Water’s Edge

by: Emily Meeks 

During this season of stewardship campaigns, I have been reflecting on pledging and the reasons for which I choose to give a portion of my income to the church. I haven’t always seen pledging as a spiritual practice, and it certainly hasn’t been something that I have looked forward to with joy and anticipation. 

Still, a backpacking trip earlier this summer has become my visual image of the journey of stewardship; it has changed my approach to giving. 

The forecast was 100 percent rain on the Olympic Peninsula. Half of the group had not backpacked before. And, I had never led a group backpacking. When I woke up that particular Friday morning to hear thunder and see flashes of lightning, I asked God, “What have I said yes to?” 

What followed was not catastrophic moments of deluge but moments of our discovering God in one other and in the rugged coastline. We climbed rock stacks amidst the words of St. Patrick’s Breastplate, hearing the “the deep salt sea around the old eternal rocks.” We discovered micro-worlds of sea creatures in tide pools. We ate instant oatmeal wearing every bit of rain gear available. We set dish stations on logs that someone said felt like liturgy of the table. 

For Sunday morning prayer we gathered on the beach. We read the words of Acts 2 and contemplated the image of fire as the waters of the Pacific surrounded us on Pentecost. 

Fire and water. Both elements shape, refine, engulf, mark. And, we asked the question — “Where in your life do you desire this shaping and refining by the Holy?” —with the invitation to find a piece of driftwood and either place in the fire pit or the water at ocean’s edge. 

All twelve of us went to the water. One of our members stepped farther, going into the water without hesitancy of staying dry as the water splashed around her. The next thing I knew, I and others followed, some even recasting their wood into deeper water. 

That moment has struck me as an image of faith lived in community. Those extra steps into the ocean also remind me of the invitation we have during this season of stewardship. Can we go deeper into our commitment to God and to one another, together?

When I first arrived at Saint Mark’s, I stayed on the edge, quite literally. I tried to be the last one in and first one out but inwardly starved for spiritual nourishment. 

As to pledging, I pledged nothing because I couldn’t give perfectly. Yet, I probably spent more money on running shoes and marathon entry fees than I donated to Saint Mark’s. St. Mark’s parishioners gave to me regardless, without demand of return. Their kindnesses felt like little lanterns along a dark path, helping me find my way back again and again. 

At some point I heard a sermon that began to change how I viewed my relationship with pledging. In the sermon, the priest acknowledged that at times, especially starting out, it wasn’t easy to give. That really resonated with me as I recalled the constant uncertainty of finances when my husband and I moved to Seattle with no jobs, newly married and rent much higher than Atlanta. That sermon was one of the first times I had heard a priest acknowledge that it can be challenging to give of your income. Then he shared wisdom that I couldn’t quite figure out how to ignore: Just do what you can. See what happens. Invitation not rule.

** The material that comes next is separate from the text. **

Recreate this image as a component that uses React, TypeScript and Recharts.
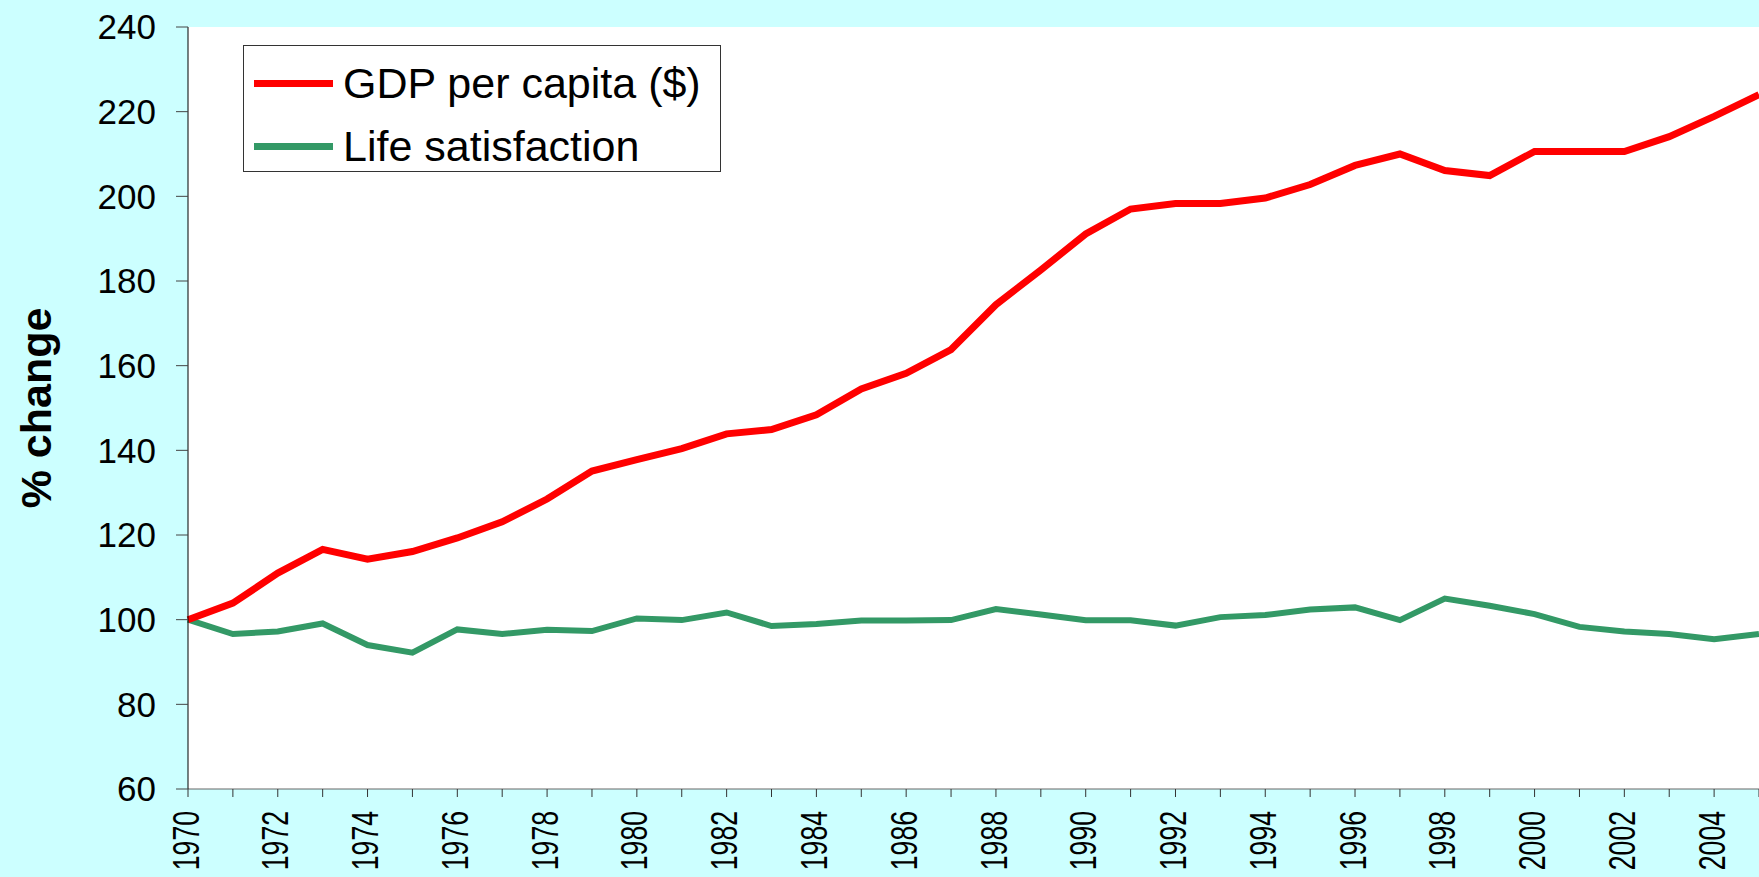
import { CartesianGrid, Legend, Line, LineChart, XAxis, YAxis } from "recharts"

const years = [
  1970, 1971, 1972, 1973, 1974, 1975, 1976, 1977, 1978, 1979, 1980, 1981, 1982, 1983, 1984, 1985, 1986, 1987,
  1988, 1989, 1990, 1991, 1992, 1993, 1994, 1995, 1996, 1997, 1998, 1999, 2000, 2001, 2002, 2003, 2004, 2005,
]

const gdpPerCapita = [
  100, 103.9, 111.0, 116.6, 114.3, 116.1, 119.3, 123.1, 128.5, 135.1, 137.8, 140.4, 143.9, 144.9, 148.4, 154.5,
  158.2, 163.8, 174.4, 182.6, 191.1, 197.0, 198.3, 198.3, 199.6, 202.8, 207.3, 210.0, 206.1, 204.9, 210.6, 210.6,
  210.6, 214.1, 218.9, 224.0,
]

const lifeSatisfaction = [
  100, 96.6, 97.2, 99.1, 94.0, 92.2, 97.7, 96.6, 97.6, 97.3, 100.3, 99.9, 101.7, 98.5, 99.0, 99.8, 99.8, 99.9,
  102.5, 101.2, 99.85, 99.85, 98.6, 100.6, 101.1, 102.4, 102.9, 99.9, 105.0, 103.3, 101.3, 98.3, 97.2, 96.6, 95.4,
  96.6,
]

const yTicks = [60, 80, 100, 120, 140, 160, 180, 200, 220, 240]

const series = [
  { key: "gdp", name: "GDP per capita ($)", color: "#ff0000" },
  { key: "life", name: "Life satisfaction", color: "#339966" },
]

const data = years.map((year, i) => ({ year, gdp: gdpPerCapita[i], life: lifeSatisfaction[i] }))

const FONT = "'Liberation Sans', Arial, sans-serif"

// only even years get a label, every year gets a tick mark
// the original labels are squashed along their length, hence the scale
function YearTick({ x, y, payload }: any) {
  if (payload.value % 2 !== 0) return null
  return (
    <g transform={`translate(${x - 2},${y}) rotate(-90) scale(0.72,1)`}>
      <text x={0} y={0} textAnchor="end" dominantBaseline="central" fontSize={37} fontFamily={FONT} fill="#000">
        {payload.value}
      </text>
    </g>
  )
}

function LegendBox() {
  return (
    <div
      style={{
        width: 476,
        height: 125,
        border: "1px solid #333",
        background: "#fff",
        boxSizing: "content-box",
        fontFamily: FONT,
        fontSize: 43,
        color: "#000",
      }}
    >
      {series.map((s, i) => (
        <div key={s.key} style={{ position: "absolute", left: 11, top: i === 0 ? 6 : 69, height: 64, display: "flex", alignItems: "center" }}>
          <span style={{ display: "inline-block", width: 79, height: 7, background: s.color, marginRight: 10 }} />
          <span>{s.name}</span>
        </div>
      ))}
    </div>
  )
}

export default function App() {
  return (
    <div style={{ width: 1759, height: 877, background: "#ccffff", overflow: "hidden" }}>
      <style>{`body{margin:0}`}</style>
      <LineChart width={1759} height={877} data={data} margin={{ top: 27, right: 0, bottom: 0, left: 0 }}>
        <CartesianGrid horizontal={false} vertical={false} fill="#ffffff" fillOpacity={1} stroke="none" />
        <XAxis
          dataKey="year"
          type="number"
          domain={[1970, 2005]}
          ticks={years}
          interval={0}
          height={88}
          tickSize={8}
          tickMargin={14}
          tick={<YearTick />}
          axisLine={{ stroke: "#666" }}
          tickLine={{ stroke: "#333" }}
        />
        <YAxis
          domain={[60, 240]}
          ticks={yTicks}
          interval={0}
          width={188}
          tickSize={12}
          tickMargin={20}
          tick={{ fontSize: 35, fontFamily: FONT, fill: "#000" }}
          axisLine={{ stroke: "#000" }}
          tickLine={{ stroke: "#444" }}
          label={{
            content: ({ viewBox }: any) => (
              <text
                x={36}
                y={viewBox.y + viewBox.height / 2}
                transform={`rotate(-90 36 ${viewBox.y + viewBox.height / 2})`}
                textAnchor="middle"
                dominantBaseline="central"
                fontSize={43}
                fontWeight="bold"
                fontFamily={FONT}
                fill="#000"
              >
                % change
              </text>
            ),
          }}
        />
        <Legend
          layout="horizontal"
          verticalAlign="middle"
          align="center"
          content={<LegendBox />}
          wrapperStyle={{ position: "absolute", left: 243, top: 45, width: 478, height: 127 }}
        />
        <Line
          type="linear"
          dataKey="life"
          name={series[1].name}
          stroke={series[1].color}
          strokeWidth={6}
          dot={false}
          isAnimationActive={false}
        />
        <Line
          type="linear"
          dataKey="gdp"
          name={series[0].name}
          stroke={series[0].color}
          strokeWidth={7}
          dot={false}
          isAnimationActive={false}
        />
      </LineChart>
    </div>
  )
}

As I tiptoed from the edge, I began to feel something greater than the fear of imperfection —  a deepening desire to be and feel part of a community engaged in tangible ways of restoring justice, caring for creation, and building relationships of all ages. And I began to experience a shift  with how I wanted to spend my time, too. I used to guard it so tightly.

Being in community has helped soften rigid rules and create space for new ways of living, moving and being. Ways that are honoring to God and life giving to others. Ways that help me show up to experience the nourishment of the table without measure of performance. 

I am forever grateful for the ways in which the generosity of community has beckoned me from the edges, to come to the water, to take a next step, to go deeper and to even enjoy splashing around.

Emily Meeks loves finding adventure and connection outside, especially while running, biking, hiking and kayaking. She attends and serves at Saint Mark’s Cathedral in Seattle.